• Source excerpt:
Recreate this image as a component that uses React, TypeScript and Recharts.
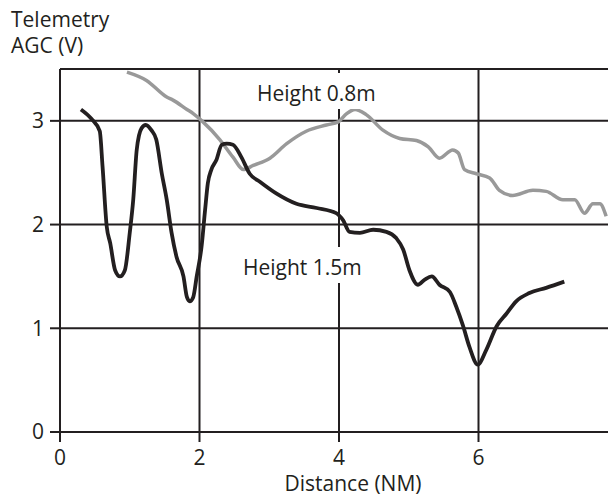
import React from "react";
import { LineChart, Line, XAxis, YAxis, CartesianGrid, ReferenceLine } from "recharts";

// Height 1.5m trace
const lowDistance = [
  0.3, 0.45, 0.57, 0.61, 0.67, 0.72, 0.79, 0.86, 0.93, 1.0, 1.05, 1.1, 1.17, 1.23, 1.31, 1.38,
  1.46, 1.53, 1.6, 1.67, 1.77, 1.82, 1.86, 1.91, 1.96, 2.03, 2.08, 2.12, 2.17, 2.24, 2.32, 2.39,
  2.48, 2.6, 2.72, 2.87, 3.1, 3.39, 3.68, 3.96, 4.06, 4.15, 4.3, 4.49, 4.68, 4.82, 4.92, 5.01,
  5.13, 5.23, 5.33, 5.44, 5.59, 5.68, 5.78, 5.87, 5.99, 6.11, 6.26, 6.4, 6.54, 6.73, 6.97, 7.23,
];
const lowAgc = [
  3.11, 3.02, 2.9, 2.56, 1.98, 1.82, 1.56, 1.5, 1.56, 1.92, 2.24, 2.72, 2.93, 2.96, 2.91, 2.82,
  2.49, 2.24, 1.92, 1.69, 1.5, 1.3, 1.26, 1.3, 1.5, 1.79, 2.14, 2.4, 2.53, 2.62, 2.77, 2.78,
  2.77, 2.65, 2.49, 2.41, 2.3, 2.2, 2.16, 2.11, 2.04, 1.93, 1.92, 1.95, 1.93, 1.87, 1.76, 1.56,
  1.42, 1.47, 1.5, 1.42, 1.35, 1.21, 1.02, 0.82, 0.65, 0.79, 1.02, 1.14, 1.26, 1.34, 1.39, 1.45,
];

// Height 0.8m trace
const highDistance = [
  0.96, 1.24, 1.53, 1.62, 1.82, 1.91, 2.05, 2.29, 2.48, 2.63, 2.77, 3.01, 3.25, 3.53, 3.82, 3.99,
  4.11, 4.23, 4.39, 4.63, 4.87, 5.11, 5.28, 5.44, 5.63, 5.71, 5.8, 5.97, 6.16, 6.3, 6.49, 6.78,
  6.97, 7.21, 7.38, 7.52, 7.64, 7.74, 7.83,
];
const highAgc = [
  3.47, 3.39, 3.23, 3.2, 3.11, 3.07, 2.99, 2.82, 2.65, 2.53, 2.57, 2.64, 2.78, 2.9, 2.96, 2.99,
  3.07, 3.11, 3.06, 2.91, 2.83, 2.81, 2.75, 2.64, 2.72, 2.69, 2.53, 2.49, 2.45, 2.33, 2.28, 2.33,
  2.32, 2.24, 2.24, 2.11, 2.2, 2.2, 2.08,
];

const xTicks = [0, 2, 4, 6];
const yTicks = [0, 1, 2, 3];

const lowData = lowDistance.map((d, i) => ({ d, v: lowAgc[i] }));
const highData = highDistance.map((d, i) => ({ d, v: highAgc[i] }));

const ink = "#231f20";
const font = "'Open Sans', sans-serif";

const noteStyle: React.CSSProperties = {
  position: "absolute",
  background: "#fff",
  fontSize: 21,
  lineHeight: "24px",
  color: ink,
  padding: "8px 3px 4px",
  whiteSpace: "nowrap",
};

export default function App() {
  return (
    <div
      style={{
        position: "absolute",
        left: 0,
        top: 0,
        width: 608,
        height: 496,
        overflow: "hidden",
        background: "#fff",
        fontFamily: font,
      }}
    >
      <LineChart width={640} height={496} margin={{ top: 69, right: 22, bottom: 0, left: 0 }}>
        <CartesianGrid stroke={ink} strokeWidth={2} />
        <XAxis
          type="number"
          dataKey="d"
          domain={[0, 8]}
          ticks={xTicks}
          height={64}
          tickSize={10}
          tickMargin={8}
          stroke={ink}
          strokeWidth={2}
          tick={{ fill: ink, fontSize: 21 }}
          label={{ value: "Distance (NM)", position: "insideBottom", offset: 5, dx: 14, fill: ink, fontSize: 21 }}
        />
        <YAxis
          type="number"
          domain={[0, 3.5]}
          ticks={yTicks}
          width={60}
          tickSize={10}
          tickMargin={6}
          stroke={ink}
          strokeWidth={2}
          tick={{ fill: ink, fontSize: 21 }}
        />
        <ReferenceLine y={3.5} stroke={ink} strokeWidth={2} />
        <Line
          data={highData}
          dataKey="v"
          type="monotone"
          stroke="#999999"
          strokeWidth={3.5}
          dot={false}
          isAnimationActive={false}
        />
        <Line
          data={lowData}
          dataKey="v"
          type="monotone"
          stroke={ink}
          strokeWidth={3.8}
          dot={false}
          isAnimationActive={false}
        />
      </LineChart>
      <div style={{ position: "absolute", left: 11, top: 6, fontSize: 21, lineHeight: "26px", color: ink }}>
        Telemetry
        <br />
        AGC (V)
      </div>
      <div style={{ ...noteStyle, left: 254, top: 73 }}>Height 0.8m</div>
      <div style={{ ...noteStyle, left: 240, top: 247 }}>Height 1.5m</div>
    </div>
  );
}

• Do this: Make an exact copy of the listing above. Do not include the pictures.

• Solved problem:
Recreate this image as a component that uses React, TypeScript and Recharts.
import React from "react";
import { LineChart, Line, XAxis, YAxis, CartesianGrid, ReferenceLine } from "recharts";

// Height 1.5m trace
const lowDistance = [
  0.3, 0.45, 0.57, 0.61, 0.67, 0.72, 0.79, 0.86, 0.93, 1.0, 1.05, 1.1, 1.17, 1.23, 1.31, 1.38,
  1.46, 1.53, 1.6, 1.67, 1.77, 1.82, 1.86, 1.91, 1.96, 2.03, 2.08, 2.12, 2.17, 2.24, 2.32, 2.39,
  2.48, 2.6, 2.72, 2.87, 3.1, 3.39, 3.68, 3.96, 4.06, 4.15, 4.3, 4.49, 4.68, 4.82, 4.92, 5.01,
  5.13, 5.23, 5.33, 5.44, 5.59, 5.68, 5.78, 5.87, 5.99, 6.11, 6.26, 6.4, 6.54, 6.73, 6.97, 7.23,
];
const lowAgc = [
  3.11, 3.02, 2.9, 2.56, 1.98, 1.82, 1.56, 1.5, 1.56, 1.92, 2.24, 2.72, 2.93, 2.96, 2.91, 2.82,
  2.49, 2.24, 1.92, 1.69, 1.5, 1.3, 1.26, 1.3, 1.5, 1.79, 2.14, 2.4, 2.53, 2.62, 2.77, 2.78,
  2.77, 2.65, 2.49, 2.41, 2.3, 2.2, 2.16, 2.11, 2.04, 1.93, 1.92, 1.95, 1.93, 1.87, 1.76, 1.56,
  1.42, 1.47, 1.5, 1.42, 1.35, 1.21, 1.02, 0.82, 0.65, 0.79, 1.02, 1.14, 1.26, 1.34, 1.39, 1.45,
];

// Height 0.8m trace
const highDistance = [
  0.96, 1.24, 1.53, 1.62, 1.82, 1.91, 2.05, 2.29, 2.48, 2.63, 2.77, 3.01, 3.25, 3.53, 3.82, 3.99,
  4.11, 4.23, 4.39, 4.63, 4.87, 5.11, 5.28, 5.44, 5.63, 5.71, 5.8, 5.97, 6.16, 6.3, 6.49, 6.78,
  6.97, 7.21, 7.38, 7.52, 7.64, 7.74, 7.83,
];
const highAgc = [
  3.47, 3.39, 3.23, 3.2, 3.11, 3.07, 2.99, 2.82, 2.65, 2.53, 2.57, 2.64, 2.78, 2.9, 2.96, 2.99,
  3.07, 3.11, 3.06, 2.91, 2.83, 2.81, 2.75, 2.64, 2.72, 2.69, 2.53, 2.49, 2.45, 2.33, 2.28, 2.33,
  2.32, 2.24, 2.24, 2.11, 2.2, 2.2, 2.08,
];

const xTicks = [0, 2, 4, 6];
const yTicks = [0, 1, 2, 3];

const lowData = lowDistance.map((d, i) => ({ d, v: lowAgc[i] }));
const highData = highDistance.map((d, i) => ({ d, v: highAgc[i] }));

const ink = "#231f20";
const font = "'Open Sans', sans-serif";

const noteStyle: React.CSSProperties = {
  position: "absolute",
  background: "#fff",
  fontSize: 21,
  lineHeight: "24px",
  color: ink,
  padding: "8px 3px 4px",
  whiteSpace: "nowrap",
};

export default function App() {
  return (
    <div
      style={{
        position: "absolute",
        left: 0,
        top: 0,
        width: 608,
        height: 496,
        overflow: "hidden",
        background: "#fff",
        fontFamily: font,
      }}
    >
      <LineChart width={640} height={496} margin={{ top: 69, right: 22, bottom: 0, left: 0 }}>
        <CartesianGrid stroke={ink} strokeWidth={2} />
        <XAxis
          type="number"
          dataKey="d"
          domain={[0, 8]}
          ticks={xTicks}
          height={64}
          tickSize={10}
          tickMargin={8}
          stroke={ink}
          strokeWidth={2}
          tick={{ fill: ink, fontSize: 21 }}
          label={{ value: "Distance (NM)", position: "insideBottom", offset: 5, dx: 14, fill: ink, fontSize: 21 }}
        />
        <YAxis
          type="number"
          domain={[0, 3.5]}
          ticks={yTicks}
          width={60}
          tickSize={10}
          tickMargin={6}
          stroke={ink}
          strokeWidth={2}
          tick={{ fill: ink, fontSize: 21 }}
        />
        <ReferenceLine y={3.5} stroke={ink} strokeWidth={2} />
        <Line
          data={highData}
          dataKey="v"
          type="monotone"
          stroke="#999999"
          strokeWidth={3.5}
          dot={false}
          isAnimationActive={false}
        />
        <Line
          data={lowData}
          dataKey="v"
          type="monotone"
          stroke={ink}
          strokeWidth={3.8}
          dot={false}
          isAnimationActive={false}
        />
      </LineChart>
      <div style={{ position: "absolute", left: 11, top: 6, fontSize: 21, lineHeight: "26px", color: ink }}>
        Telemetry
        <br />
        AGC (V)
      </div>
      <div style={{ ...noteStyle, left: 254, top: 73 }}>Height 0.8m</div>
      <div style={{ ...noteStyle, left: 240, top: 247 }}>Height 1.5m</div>
    </div>
  );
}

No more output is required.